Dans cette même zone de Kirundo rural, un autre champ de maïs d’un militant du CNL avait été saccagé dans la nuit du 14 au 15 janvier 2020.
Le CNL s’insurge
«Nous condamnons avec notre dernière énergie cette intolérance politique sans nom qui vise les militants du parti CNL. Que les auteurs de cette barbarie soient démasqués et traduits devant la justice», réagit Térence Manirambona, porte-parole du CNL.
De plus, poursuit-il, nous nous insurgeons contre certains administratifs et autres responsables politique qui, dans leur propos, minimisent le calvaire que subisse les Inyankamugayo. «Ce comportement de fuite de responsabilité fait que la situation va de mal en pis».
Selon lui, l’administration semble absente et complice car elle ferme les yeux devant une situation d’intolérance qui se répète à maintes reprises à Kirundo. «La police devrait prendre au sérieux cette question et mener des enquêtes et établir des responsabilités pour ne pas cautionner l’impunité».

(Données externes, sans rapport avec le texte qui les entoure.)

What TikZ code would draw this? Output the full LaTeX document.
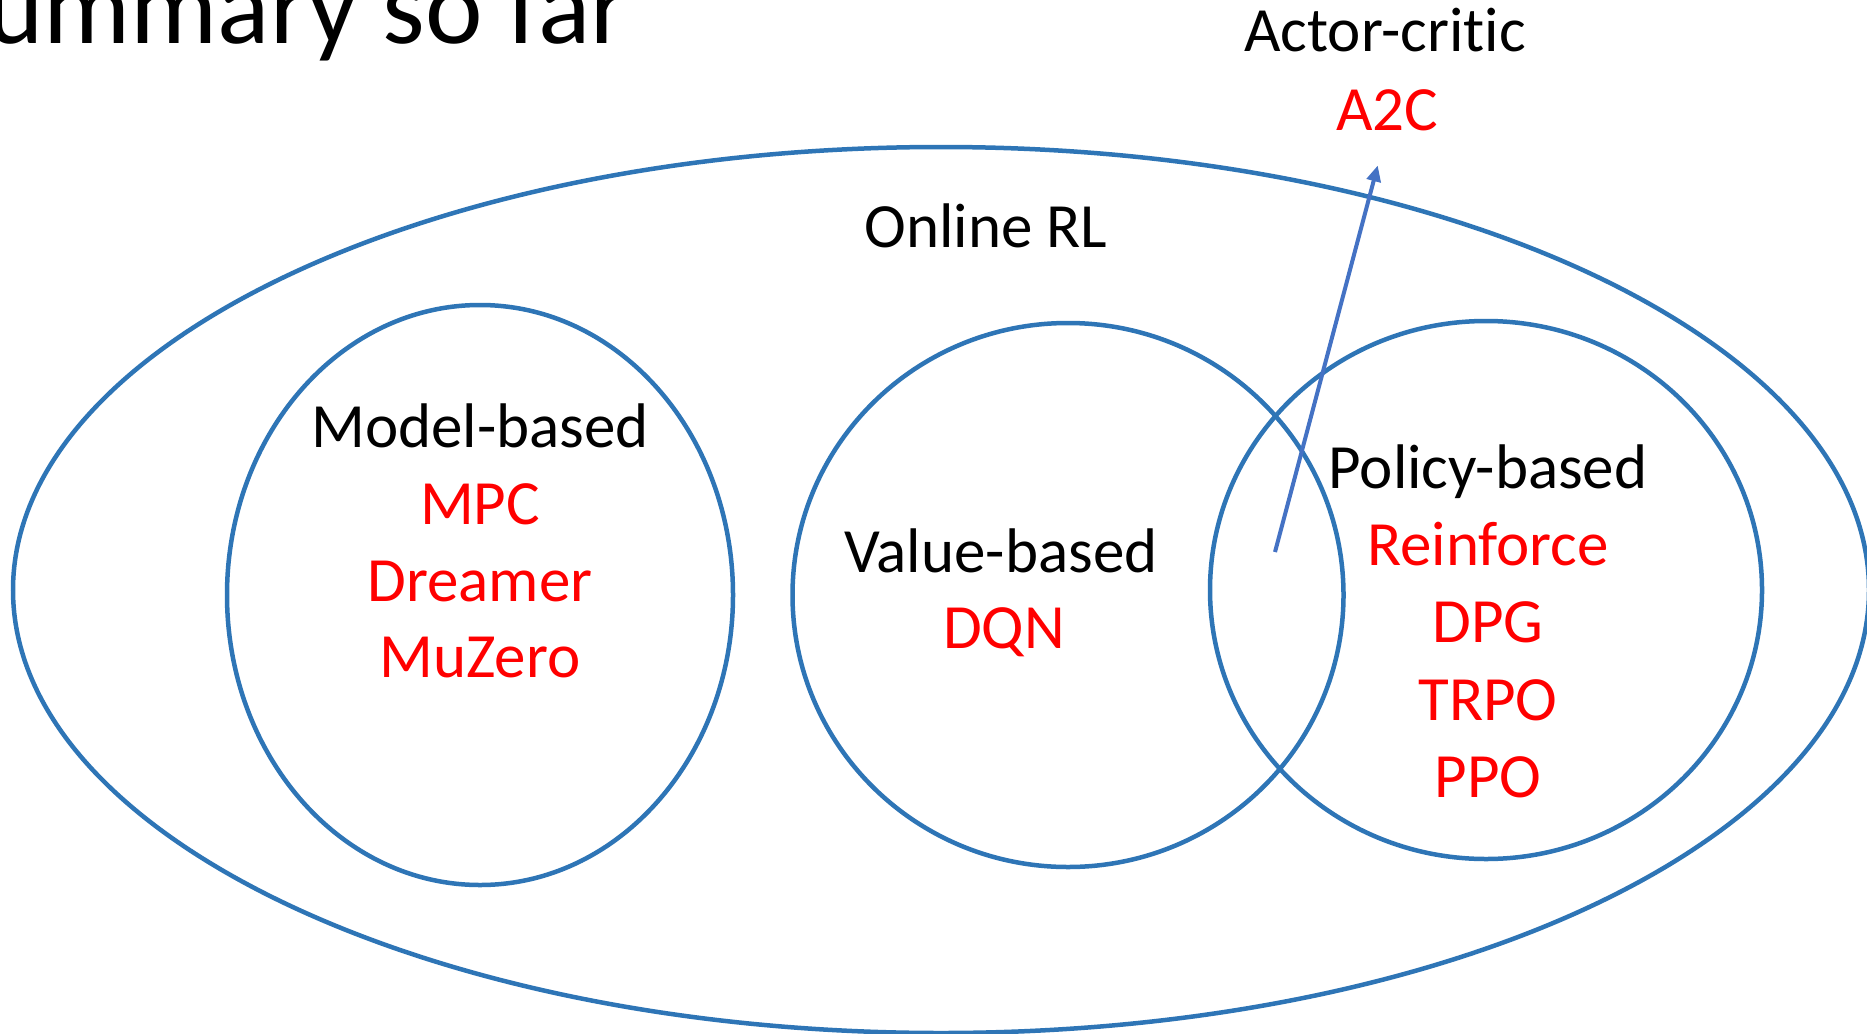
\documentclass[tikz,border=0pt]{standalone}
\usepackage{fontspec}
\setmainfont{Carlito}[Ligatures=CommonOff]
\usetikzlibrary{shapes.geometric,arrows.meta}

\definecolor{ringblue}{RGB}{46,117,182}
\definecolor{arrowblue}{RGB}{68,114,196}
\definecolor{algored}{RGB}{255,0,0}

\tikzset{
  setring/.style={draw=ringblue, line width=4.5pt, ellipse, inner sep=0pt, outer sep=0pt},
  heading/.style={anchor=base, inner sep=0pt, text=black, font=\fontsize{63}{76}\selectfont},
  algo/.style={anchor=base, inner sep=0pt, text=algored, font=\fontsize{63}{76}\selectfont},
  pointer/.style={draw=arrowblue, line width=4pt, -{Triangle[length=16pt,width=14pt]}}
}

\begin{document}
\begin{tikzpicture}[x=1pt, y=-1pt]
  \useasboundingbox (0,0) rectangle (1867,1033);
  \clip (0,0) rectangle (1867,1033);
  \fill[white] (0,0) rectangle (1867,1033);

  % slide title, running off the top-left corner
  \node[anchor=base east, inner sep=0pt, font=\fontsize{109}{126}\selectfont] (title) at (629,44) {Summary so far};

  % sets of methods
  \node[setring, minimum width=1856pt, minimum height=886pt] (online) at (941,590) {};
  \node[setring, minimum width=506pt, minimum height=580pt] (model) at (480,595) {};
  \node[setring, minimum width=551pt, minimum height=544pt] (value) at (1068,595) {};
  \node[setring, minimum width=552pt, minimum height=538pt] (policy) at (1486,590) {};

  % labels
  \node[heading] (onlineLbl) at (986,247) {Online RL};

  \node[heading] (modelLbl) at (480,447) {Model-based};
  \node[algo] (mpc) at (480,524) {MPC};
  \node[algo] (dreamer) at (480,601) {Dreamer};
  \node[algo] (muzero) at (480,677) {MuZero};

  \node[heading] (valueLbl) at (1001,572) {Value-based};
  \node[algo] (dqn) at (1004,648) {DQN};

  \node[heading] (policyLbl) at (1488,488) {Policy-based};
  \node[algo] (reinforce) at (1488,565) {Reinforce};
  \node[algo] (dpg) at (1488,642) {DPG};
  \node[algo] (trpo) at (1488,720) {TRPO};
  \node[algo] (ppo) at (1488,797) {PPO};

  \node[heading] (acLbl) at (1385,52) {Actor-critic};
  \node[algo] (a2c) at (1387,130) {A2C};

  % actor-critic sits in the overlap of value- and policy-based
  \coordinate (overlap) at (1275,552);
  \draw[pointer, shorten >=36pt] (overlap) -- (a2c.south);
\end{tikzpicture}
\end{document}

La CNL demande le respect de la Constitution et autres textes y afférents qui reconnaissent le multipartisme au Burundi. Aux administratifs, aux responsables politiques, à la police et à la justice, le CNL demande de ne pas créer ou favoriser un environnement non favorable à la cohabitation pacifique de la population et à la tenue des élections paisibles.